The Roma community is diverse. Its members can be found all over the world, with different traditions and religions and speaking different dialects.
But despite these differences, Ethel feels that the global Roma community is united by one thing: "The ways in which we respect and care for our elders and the ways in which we adore our children," she tells DW.
She stresses that it is all about caring for each other, providing mutual support and, as she says, "really feeling like all of us are in this together, sometimes against the world, because we know what it means as Romani people to experience racism and discrimination and marginalization."
Support from her family
Ethel also got this kind of unconditional support from her family. She leafs through a pile of old documents that includes papers, photo albums full of black-and-white pictures and local newspaper articles from her high school years. Her parents collected all these things because they are a record of Ethel's achievements: spelling bees, competitions, speeches and prizes.
Her parents took her to the local library and wanted her to do well in school. As a university student, Ethel's father even went without medicine so the family would have money to buy her books. She didn't know this until after he died.
Ensuring accurate knowledge about Romani people
The walls of Ethel's office are lined with bookshelves. Here and there are small picture frames with old family photos of grandmothers, aunts and uncles.
Ethel Brooks is a professor and chair of Women's, Gender and Sexuality Studies at Rutgers. She researches on topics such as critical political economy, globalization, feminist theory, nationalism and post-colonialism.
She told DW that she got her PhD and became a professor to create a pool of accurate knowledge because when she started out as a university student, she couldn't find such information about the Roma community.
Books full of racism
"The first fall holiday, I brought home stacks of books about Roma to my family," she says. Ethel sat down with her aunt and mother, and they began to read together. "I said to them: We are doing it wrong. We don't know how to be Romani, because look, these books are saying you're supposed to do it this way."
Her aunt looked at her and said: "If I don't know how to be Romani, nobody does. These books are wrong." The books were full of racism and stereotypes.

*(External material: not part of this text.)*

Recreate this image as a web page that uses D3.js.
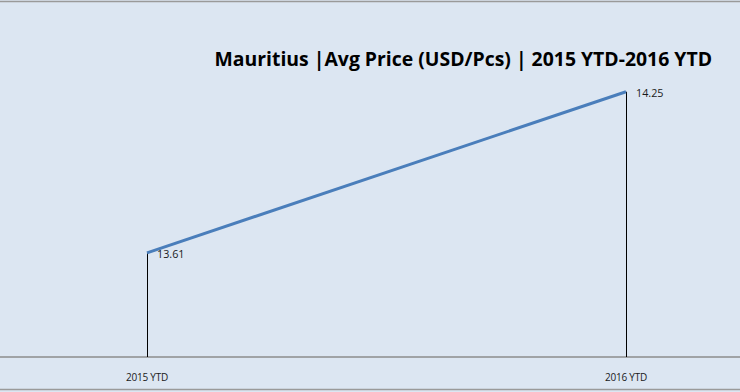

As a professor, Ethel wants to change that. "I want to create critical knowledge that not only supports us Romani people, but marginalized people everywhere," she says.
Appointed by President Obama
Racism against Roma reached its peak during the Nazi genocide of World War II. Germany only recognized the genocide of the Sinti and Roma in the 1980s.
Former US President Barack Obama appointed Ethel to the United States Holocaust Memorial Council.
Stone at the Sinti and Roma Memorial in Berlin engraved with the words 'Lublin Majdanek' — a former concentration and death camp near Lublin in Poland, where many Roma and Sinti were killed
Juergen Raible/akg-images/picture alliance
Ethel says this was important not only for her, but for Romani people in the US and for Sinti and Roma worldwide. She says that this appointment was a way of saying: "Here we are, and we're finally able to recognize the kinds of losses that our people suffered under National Socialism, in the Holocaust, at the hands of the Nazis."
Ethel works at a university attended by many students from marginalized groups. She knows what that feels like and wants to empower these students to claim their place in the world.
"Understanding who we are, can make us so powerful," she says. "Survival for us is something that defies the logic of history, the trajectories that are understood by history. It's resistance. Resistance is something we can carry on, that we take from our ancestors and that we give to our children."